North Dakota Requires More Monitoring of Massive Oil Pipeline







Dallas-based Energy Transfer Partners will have to cough up another $100,000 to pay for an independent review of its construction of the biggest-capacity pipeline proposed to move crude from North Dakota’s oil patch. The state Emergency Commission voted recently to charge the company to cover the cost of the third-party monitoring for the proposed $3.8 billion, 1,130 mile-long Dakota Access Pipeline.

Once completed, the pipeline will move nearly 600,000 barrels of crude a day from North Dakota to Illinois. The pipeline capacity represents nearly half of the state’s current production. Just the North Dakota stretch of the pipeline will carry a cost of $1.4 billion. Energy Transfer says it expects to obtain all of the construction permits in the four involved states by the end of 2016.

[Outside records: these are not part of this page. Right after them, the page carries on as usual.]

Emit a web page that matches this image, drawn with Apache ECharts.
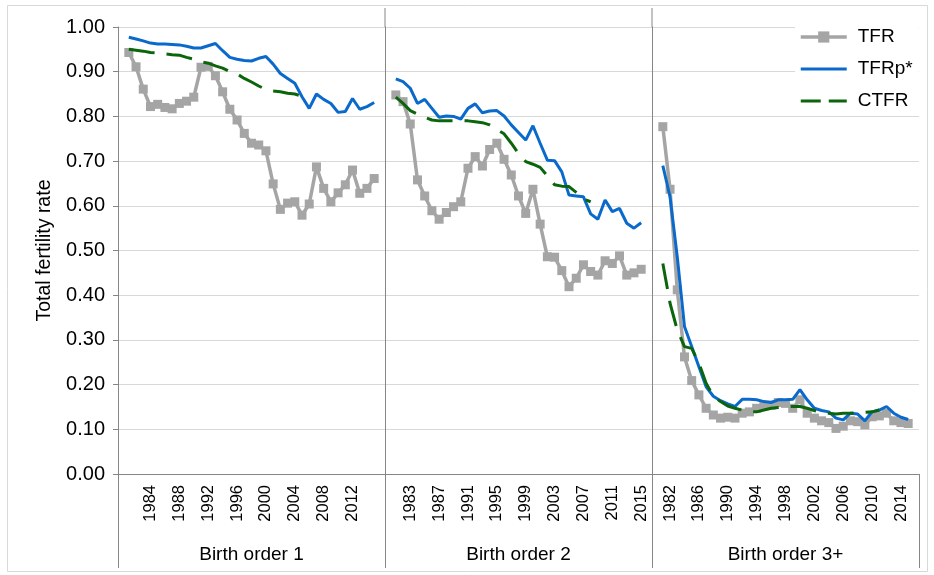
<!DOCTYPE html>
<html><head><meta charset="utf-8">
<script src="https://cdn.jsdelivr.net/npm/echarts@6/dist/echarts.min.js"></script>
<style>html,body{margin:0;padding:0;background:#fff}#c{width:934px;height:575px}</style>
</head><body><div id="c"></div><script>
const years = ['1980','1981','1982','1983','1984','1985','1986','1987','1988','1989','1990','1991','1992','1993','1994','1995','1996','1997','1998','1999','2000','2001','2002','2003','2004','2005','2006','2007','2008','2009','2010','2011','2012','2013','2014','2015','2016'];
const groups = ['Birth order 1','Birth order 2','Birth order 3+'];
const tickLabels1 = ['1984','1988','1992','1996','2000','2004','2008','2012'];
const tickLabels2 = ['1983','1987','1991','1995','1999','2003','2007','2011','2015'];
const tickLabels3 = ['1982','1986','1990','1994','1998','2002','2006','2010','2014'];

const tfr1 = [null,0.943,0.911,0.861,0.822,0.827,0.820,0.817,0.829,0.834,0.843,0.910,0.912,0.891,0.855,0.816,0.792,0.762,0.740,0.736,0.723,0.649,0.592,0.606,0.609,0.579,0.604,0.687,0.639,0.609,0.629,0.647,0.680,0.628,0.639,0.661,null];
const tfrp1 = [null,0.977,0.973,0.969,0.964,0.962,0.962,0.961,0.960,0.957,0.953,0.953,0.958,0.963,0.947,0.932,0.928,0.925,0.924,0.930,0.934,0.917,0.896,0.885,0.874,0.844,0.818,0.850,0.838,0.829,0.809,0.811,0.840,0.816,0.822,0.831,null];
const ctfr1 = [null,0.950,0.948,0.946,0.943,0.942,0.940,0.938,0.937,0.932,0.928,0.922,0.919,0.913,0.908,0.900,0.895,0.885,0.877,0.868,0.860,0.857,0.855,0.852,0.850,0.845,0.838,null,null,null,null,null,null,null,null,null,null];

const tfr2 = [null,0.848,0.833,0.783,0.658,0.622,0.589,0.570,0.585,0.598,0.609,0.684,0.710,0.689,0.726,0.740,0.704,0.669,0.622,0.583,0.637,0.559,0.486,0.485,0.455,0.419,0.438,0.468,0.453,0.445,0.477,0.471,0.488,0.445,0.450,0.458,null];
const tfrp2 = [null,0.884,0.878,0.863,0.829,0.838,0.818,0.798,0.801,0.800,0.794,0.818,0.828,0.808,0.812,0.813,0.801,0.781,0.764,0.747,0.779,0.740,0.702,0.701,0.676,0.624,0.622,0.620,0.582,0.570,0.613,0.587,0.594,0.561,0.550,0.562,null];
const ctfr2 = [null,0.843,0.829,0.813,0.805,0.798,0.792,0.790,0.790,0.790,0.790,0.790,0.788,0.786,0.781,0.771,0.761,0.740,0.717,0.699,0.693,0.686,0.667,0.647,0.644,0.643,0.630,0.615,0.609,null,null,null,null,null,null,null,null];

const tfr3 = [null,0.777,0.637,0.412,0.262,0.209,0.177,0.147,0.132,0.125,0.127,0.125,0.136,0.139,0.147,0.152,0.154,0.160,0.158,0.147,0.166,0.136,0.125,0.119,0.115,0.102,0.107,0.119,0.117,0.110,0.128,0.130,0.136,0.119,0.115,0.113,null];
const tfrp3 = [null,0.690,0.620,0.486,0.330,0.285,0.240,0.195,0.174,0.164,0.157,0.151,0.167,0.167,0.166,0.162,0.160,0.166,0.166,0.167,0.189,0.166,0.147,0.142,0.139,0.125,0.121,0.136,0.134,0.119,0.139,0.143,0.151,0.136,0.127,0.122,null];
const ctfr3 = [null,0.471,0.382,0.322,0.285,0.281,0.248,0.203,0.174,0.162,0.152,0.147,0.143,0.139,0.139,0.143,0.147,0.149,0.151,0.151,0.151,0.147,0.142,0.137,0.136,0.134,0.136,0.136,0.137,0.138,0.139,0.143,null,null,null,null,null];

const panels = [
  {tfr: tfr1, tfrp: tfrp1, ctfr: ctfr1, labels: tickLabels1},
  {tfr: tfr2, tfrp: tfrp2, ctfr: ctfr2, labels: tickLabels2},
  {tfr: tfr3, tfrp: tfrp3, ctfr: ctfr3, labels: tickLabels3}
];

// layout
const L = 118, R = 919, T = 27, B = 474;
const PW = (R - L) / 3;
const axisColor = '#868686';
const gridColor = '#D9D9D9';
const FONT = 'Liberation Sans, Arial, sans-serif';
const C_TFR = '#A5A5A5', C_TFRP = '#0A6ACB', C_CTFR = '#0B650B';

const grid = [], xAxis = [], yAxis = [], series = [];
panels.forEach((p, i) => {
  grid.push({left: L + i * PW, top: T, width: PW, height: B - T, containLabel: false});
  xAxis.push({
    type: 'category', gridIndex: i, data: years, boundaryGap: true,
    axisLine: {show: true, lineStyle: {color: axisColor, width: 1}},
    axisTick: {show: false},
    axisLabel: {
      rotate: 90, margin: 11, fontSize: 16.5, color: '#000', fontFamily: FONT,
      interval: (idx, val) => p.labels.indexOf(val) >= 0
    },
    splitLine: {show: false}
  });
  yAxis.push({
    type: 'value', gridIndex: i, min: 0, max: 1, interval: 0.1,
    axisLine: {show: true, lineStyle: {color: axisColor, width: 1}},
    axisTick: {show: i === 0, length: 5, lineStyle: {color: axisColor}},
    axisLabel: {show: i === 0, fontSize: 20, color: '#000', fontFamily: FONT, margin: 13,
      formatter: v => v.toFixed(2)},
    splitLine: {show: true, lineStyle: {color: gridColor, width: 1}},
    name: i === 0 ? 'Total fertility rate' : '',
    nameLocation: 'middle', nameGap: 63,
    nameTextStyle: {fontSize: 19.5, color: '#000', fontFamily: FONT}
  });
  series.push({
    name: 'TFR', type: 'line', xAxisIndex: i, yAxisIndex: i, data: p.tfr,
    symbol: 'rect', symbolSize: 9, showSymbol: true, showAllSymbol: true,
    itemStyle: {color: C_TFR}, lineStyle: {color: C_TFR, width: 3.5},
    animation: false, z: 2
  });
  series.push({
    name: 'TFRp*', type: 'line', xAxisIndex: i, yAxisIndex: i, data: p.tfrp,
    symbol: 'none', itemStyle: {color: C_TFRP}, lineStyle: {color: C_TFRP, width: 3},
    animation: false, z: 3
  });
  series.push({
    name: 'CTFR', type: 'line', xAxisIndex: i, yAxisIndex: i, data: p.ctfr,
    symbol: 'none', itemStyle: {color: C_CTFR},
    lineStyle: {color: C_CTFR, width: 3, type: [26, 12]},
    animation: false, z: 4
  });
});
// group-level axis (Birth order labels + long boundary ticks)
groups.forEach((g, i) => {
  xAxis.push({
    type: 'category', gridIndex: i, data: [g], position: 'bottom', boundaryGap: true,
    axisLine: {show: false},
    axisTick: {show: true, length: 94, lineStyle: {color: axisColor, width: 1}},
    axisLabel: {margin: 71, fontSize: 19, color: '#000', fontFamily: FONT},
    splitLine: {show: false}
  });
});

const graphic = [
  {type: 'rect', shape: {x: 7.5, y: 5.5, width: 920, height: 566}, style: {fill: 'none', stroke: '#D9D9D9', lineWidth: 1}, silent: true, z: -1},
  {type: 'line', shape: {x1: L + PW, y1: 8, x2: L + PW, y2: T}, style: {stroke: axisColor, lineWidth: 1}},
  {type: 'line', shape: {x1: L + 2 * PW, y1: 8, x2: L + 2 * PW, y2: T}, style: {stroke: axisColor, lineWidth: 1}}
];

const chart = echarts.init(document.getElementById('c'), null, {renderer: 'canvas'});
chart.setOption({
  animation: false,
  backgroundColor: '#fff',
  textStyle: {fontFamily: FONT},
  grid, xAxis, yAxis, series, graphic,
  legend: {
    data: [
      {name: 'TFR', lineStyle: {width: 3.5}},
      {name: 'TFRp*', itemStyle: {opacity: 0}, lineStyle: {width: 3}},
      {name: 'CTFR', itemStyle: {opacity: 0}, lineStyle: {width: 3, type: [20, 8]}}
    ],
    orient: 'vertical', left: 795, top: 23,
    itemWidth: 46, itemHeight: 14, itemGap: 12, padding: [4, 6, 4, 4],
    backgroundColor: '#fff',
    textStyle: {fontSize: 19, lineHeight: 20, color: '#000', fontFamily: FONT, padding: [0, 0, 0, 6]}
  }
});
</script></body></html>
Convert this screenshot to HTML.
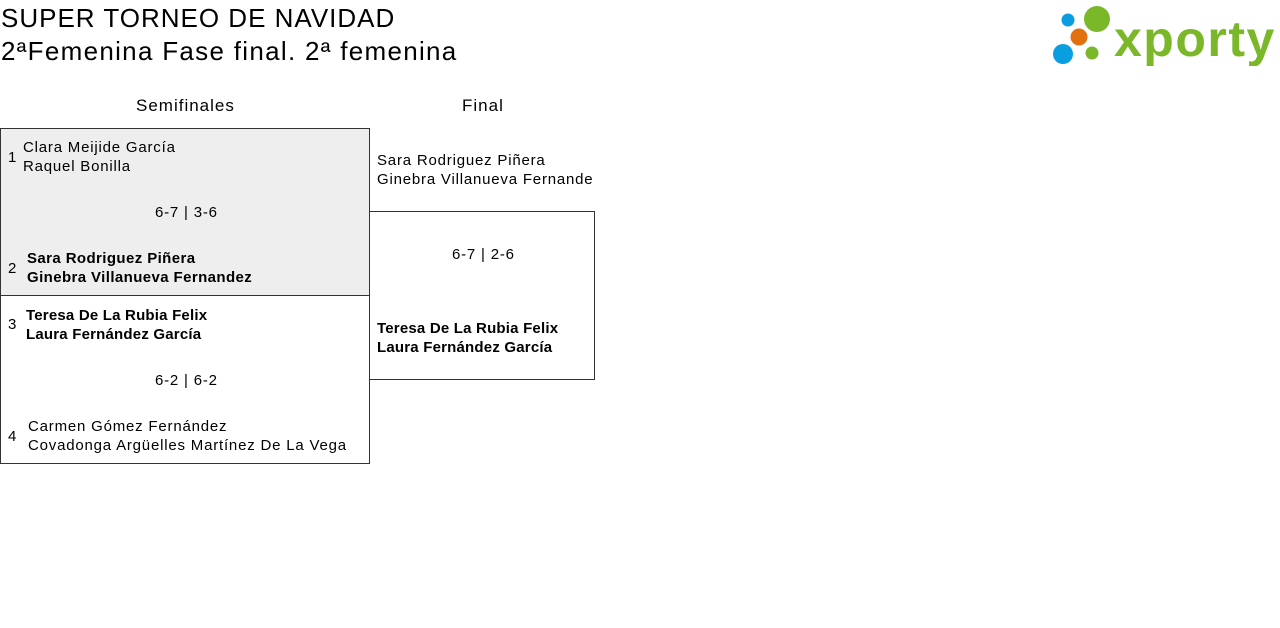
<!DOCTYPE html>
<html><head><meta charset="utf-8"><style>
body{margin:0;width:1280px;height:628px;background:#fff;font-family:"Liberation Sans",sans-serif;color:#000;position:relative;overflow:hidden}
.a{position:absolute;white-space:nowrap}
.t{font-size:26px;letter-spacing:1px;line-height:32px}
.s{font-size:15px;line-height:19px;letter-spacing:0.8px}
.b{font-weight:bold;letter-spacing:0.4px}
.h{font-size:17px;letter-spacing:1px}
.box{position:absolute;border:1px solid #333;box-sizing:border-box}
</style></head><body>
<div class="a t" style="left:1px;top:2px">SUPER TORNEO DE NAVIDAD</div>
<div class="a t" style="left:1px;top:35px;letter-spacing:1.3px">2ªFemenina Fase final. 2ª femenina</div>
<svg class="a" style="left:1050px;top:4px" width="230" height="62">
<circle cx="18" cy="16" r="6.5" fill="#0a9ee0"/>
<circle cx="47" cy="15" r="13" fill="#7ab82a"/>
<circle cx="29" cy="33" r="8.5" fill="#e3700f"/>
<circle cx="13" cy="50" r="10" fill="#0a9ee0"/>
<circle cx="42" cy="49" r="6.5" fill="#7ab82a"/>
<text x="64" y="52" font-family="Liberation Sans" font-weight="bold" font-size="50" fill="#7ab82a" letter-spacing="1.5">xporty</text>
</svg>
<div class="a h" style="left:136px;top:96px">Semifinales</div>
<div class="a h" style="left:462px;top:96px">Final</div>
<div class="box" style="left:0;top:128px;width:370px;height:168px;background:#eee"></div>
<div class="box" style="left:0;top:295px;width:370px;height:169px"></div>
<div class="box" style="left:369px;top:211px;width:226px;height:169px"></div>
<div class="a s" style="left:8px;top:148px">1</div>
<div class="a s" style="left:23px;top:138px">Clara Meijide García<br>Raquel Bonilla</div>
<div class="a s" style="left:155px;top:203px">6-7 | 3-6</div>
<div class="a s" style="left:8px;top:259px">2</div>
<div class="a s b" style="left:27px;top:249px">Sara Rodriguez Piñera<br>Ginebra Villanueva Fernandez</div>
<div class="a s" style="left:8px;top:315px">3</div>
<div class="a s b" style="left:26px;top:306px;letter-spacing:0.2px">Teresa De La Rubia Felix<br>Laura Fernández García</div>
<div class="a s" style="left:155px;top:371px">6-2 | 6-2</div>
<div class="a s" style="left:8px;top:427px">4</div>
<div class="a s" style="left:28px;top:417px">Carmen Gómez Fernández<br>Covadonga Argüelles Martínez De La Vega</div>
<div class="a s" style="left:377px;top:151px">Sara Rodriguez Piñera<br>Ginebra Villanueva Fernande</div>
<div class="a s" style="left:452px;top:245px">6-7 | 2-6</div>
<div class="a s b" style="left:377px;top:319px;letter-spacing:0.2px">Teresa De La Rubia Felix<br>Laura Fernández García</div>
</body></html>
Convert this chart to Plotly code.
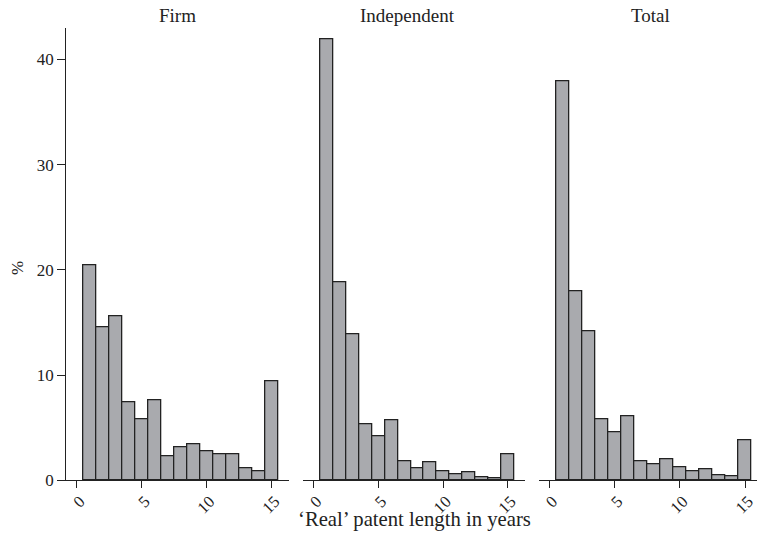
import plotly.graph_objects as go

years = list(range(1, 16))
firm = [20.4, 14.5, 15.6, 7.4, 5.8, 7.6, 2.3, 3.1, 3.4, 2.8, 2.5, 2.5, 1.15, 0.9, 9.4]
independent = [41.9, 18.8, 13.9, 5.35, 4.2, 5.7, 1.8, 1.15, 1.7, 0.9, 0.55, 0.72, 0.25, 0.2, 2.5]
total = [37.9, 18.0, 14.2, 5.75, 4.55, 6.05, 1.85, 1.55, 2.0, 1.25, 0.9, 1.0, 0.47, 0.34, 3.76]
panel_titles = ["Firm", "Independent", "Total"]
xtick_vals = [0, 5, 10, 15]
ytick_vals = [0, 10, 20, 30, 40]
x_title = "\u2018Real\u2019 patent length in years"
y_title = "%"

W, H = 757, 543
FONT = "Liberation Serif, Times New Roman, serif"
TXT = "#222222"
FILL = "#a9aaae"
EDGE = "#222222"

fig = go.Figure()
series = [firm, independent, total]
for i, vals in enumerate(series):
    ax = "" if i == 0 else str(i + 1)
    fig.add_trace(go.Bar(
        x=years, y=vals, width=1.0,
        marker=dict(color=FILL, line=dict(color=EDGE, width=1.3)),
        xaxis="x" + ax, yaxis="y" + ax, showlegend=False,
    ))

y0 = 1 - 480.3 / H
y1 = 1 - 28.3 / H
doms = [(66.3 / W, 288.7 / W), (303.3 / W, 525.3 / W), (539.3 / W, 1.0)]
xranges = [[-0.82, 16.3], [-0.8, 16.34], [-0.79, 15.91]]

common_x = dict(
    tickvals=xtick_vals, tickangle=-45, ticks="outside", ticklen=7, tickwidth=1.2,
    tickcolor=EDGE, showline=True, linecolor=EDGE, linewidth=1.2, showgrid=False,
    zeroline=False, tickfont=dict(family=FONT, size=16.5, color=TXT), automargin=False,
    ticklabelshift=3, ticklabelstandoff=-3, ticklabeloverflow="allow", fixedrange=True,
)
layout = dict(
    width=W, height=H, margin=dict(l=0, r=0, t=0, b=0),
    paper_bgcolor="white", plot_bgcolor="white", bargap=0,
    font=dict(family=FONT, color=TXT),
)
for i in range(3):
    ax = "" if i == 0 else str(i + 1)
    xa = dict(common_x, domain=list(doms[i]), range=xranges[i], anchor="y" + ax)
    ya = dict(domain=[y0, y1], range=[0, 42.95], anchor="x" + ax, showgrid=False,
              zeroline=False, automargin=False, fixedrange=True)
    if i == 0:
        ya.update(tickvals=ytick_vals, ticks="outside", ticklen=8, tickwidth=1.2,
                  tickcolor=EDGE, showline=True, linecolor=EDGE, linewidth=1.2,
                  tickfont=dict(family=FONT, size=17, color=TXT))
    else:
        ya.update(showticklabels=False, showline=False, ticks="")
    layout["xaxis" + ax] = xa
    layout["yaxis" + ax] = ya

annotations = []
title_x = [177.5, 407, 650]
for t, xp in zip(panel_titles, title_x):
    annotations.append(dict(text=t, x=xp / W, y=1 - 15 / H, xref="paper", yref="paper",
                            showarrow=False, xanchor="center", yanchor="middle",
                            font=dict(family=FONT, size=19, color=TXT)))
annotations.append(dict(text=x_title, x=414 / W, y=1 - 519 / H, xref="paper", yref="paper",
                        showarrow=False, xanchor="center", yanchor="middle",
                        font=dict(family=FONT, size=20.7, color=TXT)))
annotations.append(dict(text=y_title, x=17 / W, y=1 - 268 / H, xref="paper", yref="paper",
                        showarrow=False, xanchor="center", yanchor="middle", textangle=-90,
                        font=dict(family=FONT, size=17, color=TXT)))
layout["annotations"] = annotations

fig.update_layout(**layout)
fig.write_html("out.html", config={"displayModeBar": False},
               post_script="document.body.style.margin='0';document.body.style.overflow='hidden';")
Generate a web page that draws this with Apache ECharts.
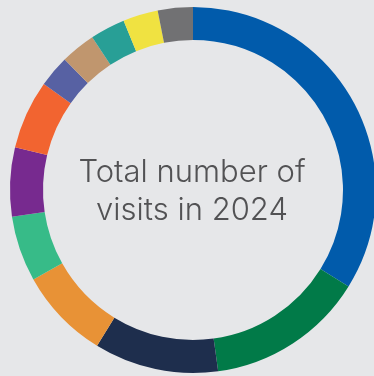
<!DOCTYPE html>
<html>
<head>
<meta charset="utf-8">
<script src="https://cdn.jsdelivr.net/npm/echarts@6/dist/echarts.min.js"></script>
<style>
  html, body { margin: 0; padding: 0; background: #e6e7e9; }
  #chart { width: 374px; height: 376px; }
</style>
</head>
<body>
<div id="chart"></div>
<script>
// slice shares (clockwise from 12 o'clock)
const categories = ['A', 'B', 'C', 'D', 'E', 'F', 'G', 'H', 'I', 'J', 'K', 'L'];
const values = [33.9, 14.0, 11.0, 8.1, 5.8, 6.1, 6.1, 2.8, 3.1, 3.1, 3.1, 3.1];
const colors = ['#015bab', '#017a48', '#1e2e4d', '#e89236', '#37bb88', '#772a8f',
  '#f26430', '#5761a3', '#c0966e', '#289f96', '#f0e241', '#717173'];
const centerLines = ['Total number of', 'visits in 2024'];

const chart = echarts.init(document.getElementById('chart'));

chart.setOption({
  backgroundColor: '#e6e7e9',
  animation: false,
  color: colors,
  graphic: [
    {
      type: 'text',
      x: 192,
      y: 192,
      style: {
        text: centerLines.join('\n'),
        fill: '#525254',
        font: '300 31px Inter',
        lineHeight: 38,
        align: 'center',
        verticalAlign: 'middle'
      }
    }
  ],
  series: [
    {
      type: 'pie',
      center: [193, 190],
      radius: [150, 183],
      startAngle: 90,
      clockwise: true,
      silent: true,
      label: { show: false },
      labelLine: { show: false },
      itemStyle: { borderWidth: 0 },
      data: categories.map((name, i) => ({ name, value: values[i] }))
    }
  ]
});
</script>
</body>
</html>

The $100,000 additional fee will cover the state’s monitoring of construction as well as removal, replacement and reseeding of the soil. The monitoring fees required by North Dakota have existed since 2008 but this is the first time the monitoring fee has gone beyond just $100,000. State leaders say they will make the same request of Enbridge Energy as it builds its proposed $2.6 billion Sandpiper pipeline to carry oil from North Dakota to Superior, Wisconsin.